# [Required work]
Everything from the first line of the data below through the line that contains "Chart.defaults.font.family = FONT;" should be written out exactly, please, and nothing more; the pictures stay out.

# [Supplied information]
###
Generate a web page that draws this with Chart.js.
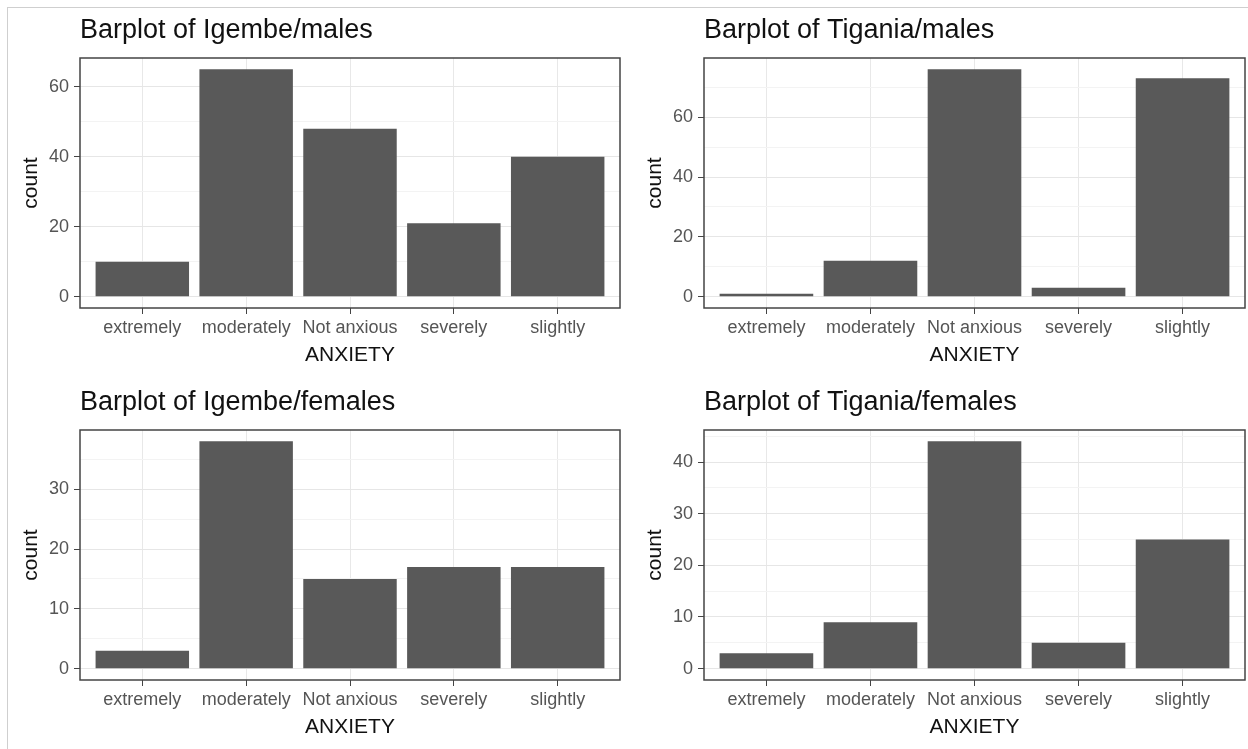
<!DOCTYPE html>
<html>
<head>
<meta charset="utf-8">
<script src="https://cdn.jsdelivr.net/npm/chart.js@4.4.1/dist/chart.umd.min.js"></script>
<style>
  body { margin: 0; background: #fff; width: 1248px; height: 749px; overflow: hidden; position: relative; }
  #frame { position: absolute; left: 7px; top: 7px; width: 1241px; height: 742px;
           border-top: 1px solid #cfcfcf; border-left: 1px solid #cfcfcf; }
  canvas { position: absolute; }
</style>
</head>
<body>
<div id="frame"></div>
<canvas id="igembeM" width="624" height="372" style="left:0;top:0"></canvas>
<canvas id="tiganiaM" width="624" height="372" style="left:624px;top:0"></canvas>
<canvas id="igembeF" width="624" height="372" style="left:0;top:372px"></canvas>
<canvas id="tiganiaF" width="624" height="372" style="left:624px;top:372px"></canvas>
<script>
const categories = ['extremely', 'moderately', 'Not anxious', 'severely', 'slightly'];

const igembeMales = [10, 65, 48, 21, 40];
const tiganiaMales = [1, 12, 76, 3, 73];
const igembeFemales = [3, 38, 15, 17, 17];
const tiganiaFemales = [3, 9, 44, 5, 25];

// major ticks (labelled) and minor grid lines
const igembeMalesTicks = [0, 20, 40, 60];
const igembeMalesMinor = [10, 30, 50];
const tiganiaMalesTicks = [0, 20, 40, 60];
const tiganiaMalesMinor = [10, 30, 50, 70];
const igembeFemalesTicks = [0, 10, 20, 30];
const igembeFemalesMinor = [5, 15, 25, 35];
const tiganiaFemalesTicks = [0, 10, 20, 30, 40];
const tiganiaFemalesMinor = [5, 15, 25, 35, 45];

const FONT = '"Liberation Sans", Arial, sans-serif';
Chart.defaults.font.family = FONT;

// panel border + title, like ggplot theme_bw
const panelPlugin = {
  id: 'panel',
  afterDraw(chart, args, opts) {
    const { ctx, chartArea: a } = chart;
    ctx.save();
    ctx.strokeStyle = '#444';
    ctx.lineWidth = 1.5;
    ctx.strokeRect(a.left, a.top, a.right - a.left, a.bottom - a.top);
    ctx.fillStyle = '#111';
    ctx.font = '27px ' + FONT;
    ctx.textAlign = 'left';
    ctx.textBaseline = 'middle';
    ctx.fillText(opts.text, a.left, 31);
    ctx.restore();
  }
};

function makeChart(id, title, values, majors, minors, rightPad) {
  const top = Math.max(...values);
  const allTicks = majors.concat(minors).sort((a, b) => a - b);
  const isMajor = c => c.tick && majors.includes(c.tick.value);

  new Chart(document.getElementById(id), {
    type: 'bar',
    data: {
      datasets: [{
        data: values.map((v, i) => ({ x: i + 1, y: v })),
        backgroundColor: '#595959',
        borderWidth: 0,
        barPercentage: 0.9,
        categoryPercentage: 1
      }]
    },
    plugins: [panelPlugin],
    options: {
      responsive: false,
      animation: false,
      devicePixelRatio: 1,
      layout: { padding: { left: 0, right: rightPad, top: 58, bottom: 0 } },
      plugins: {
        legend: { display: false },
        tooltip: { enabled: false },
        title: { display: false },
        panel: { text: title }
      },
      scales: {
        x: {
          type: 'linear',
          min: 0.4,
          max: 5.6,
          offset: false,
          afterBuildTicks: s => { s.ticks = categories.map((_, i) => ({ value: i + 1 })); },
          afterFit: s => { s.height = 64; },
          ticks: {
            autoSkip: false,
            maxRotation: 0,
            color: '#555',
            font: { size: 18 },
            padding: 3,
            callback: v => categories[v - 1]
          },
          grid: { offset: false, color: '#e8e8e8', tickColor: '#444', tickLength: 6 },
          border: { display: false },
          title: {
            display: true, text: 'ANXIETY', color: '#111',
            font: { size: 21 }, padding: { top: 0, bottom: 4 }
          }
        },
        y: {
          min: -0.05 * top,
          max: 1.05 * top,
          afterBuildTicks: s => { s.ticks = allTicks.map(v => ({ value: v })); },
          afterFit: s => { s.width = 80; },
          ticks: {
            color: '#555',
            font: { size: 18 },
            padding: 5,
            callback: v => majors.includes(v) ? String(v) : ''
          },
          grid: {
            color: c => isMajor(c) ? '#e6e6e6' : '#f3f3f3',
            tickColor: c => isMajor(c) ? '#444' : 'rgba(0,0,0,0)',
            tickLength: 6
          },
          border: { display: false },
          title: {
            display: true, text: 'count', color: '#111',
            font: { size: 21 }, padding: { top: 19, bottom: 0 }
          }
        }
      }
    }
  });
}

makeChart('igembeM', 'Barplot of Igembe/males', igembeMales, igembeMalesTicks, igembeMalesMinor, 4);
makeChart('tiganiaM', 'Barplot of Tigania/males', tiganiaMales, tiganiaMalesTicks, tiganiaMalesMinor, 3);
makeChart('igembeF', 'Barplot of Igembe/females', igembeFemales, igembeFemalesTicks, igembeFemalesMinor, 4);
makeChart('tiganiaF', 'Barplot of Tigania/females', tiganiaFemales, tiganiaFemalesTicks, tiganiaFemalesMinor, 3);
</script>
</body>
</html>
###
# [Reply to the exercise]
Generate a web page that draws this with Chart.js.
<!DOCTYPE html>
<html>
<head>
<meta charset="utf-8">
<script src="https://cdn.jsdelivr.net/npm/chart.js@4.4.1/dist/chart.umd.min.js"></script>
<style>
  body { margin: 0; background: #fff; width: 1248px; height: 749px; overflow: hidden; position: relative; }
  #frame { position: absolute; left: 7px; top: 7px; width: 1241px; height: 742px;
           border-top: 1px solid #cfcfcf; border-left: 1px solid #cfcfcf; }
  canvas { position: absolute; }
</style>
</head>
<body>
<div id="frame"></div>
<canvas id="igembeM" width="624" height="372" style="left:0;top:0"></canvas>
<canvas id="tiganiaM" width="624" height="372" style="left:624px;top:0"></canvas>
<canvas id="igembeF" width="624" height="372" style="left:0;top:372px"></canvas>
<canvas id="tiganiaF" width="624" height="372" style="left:624px;top:372px"></canvas>
<script>
const categories = ['extremely', 'moderately', 'Not anxious', 'severely', 'slightly'];

const igembeMales = [10, 65, 48, 21, 40];
const tiganiaMales = [1, 12, 76, 3, 73];
const igembeFemales = [3, 38, 15, 17, 17];
const tiganiaFemales = [3, 9, 44, 5, 25];

// major ticks (labelled) and minor grid lines
const igembeMalesTicks = [0, 20, 40, 60];
const igembeMalesMinor = [10, 30, 50];
const tiganiaMalesTicks = [0, 20, 40, 60];
const tiganiaMalesMinor = [10, 30, 50, 70];
const igembeFemalesTicks = [0, 10, 20, 30];
const igembeFemalesMinor = [5, 15, 25, 35];
const tiganiaFemalesTicks = [0, 10, 20, 30, 40];
const tiganiaFemalesMinor = [5, 15, 25, 35, 45];

const FONT = '"Liberation Sans", Arial, sans-serif';
Chart.defaults.font.family = FONT;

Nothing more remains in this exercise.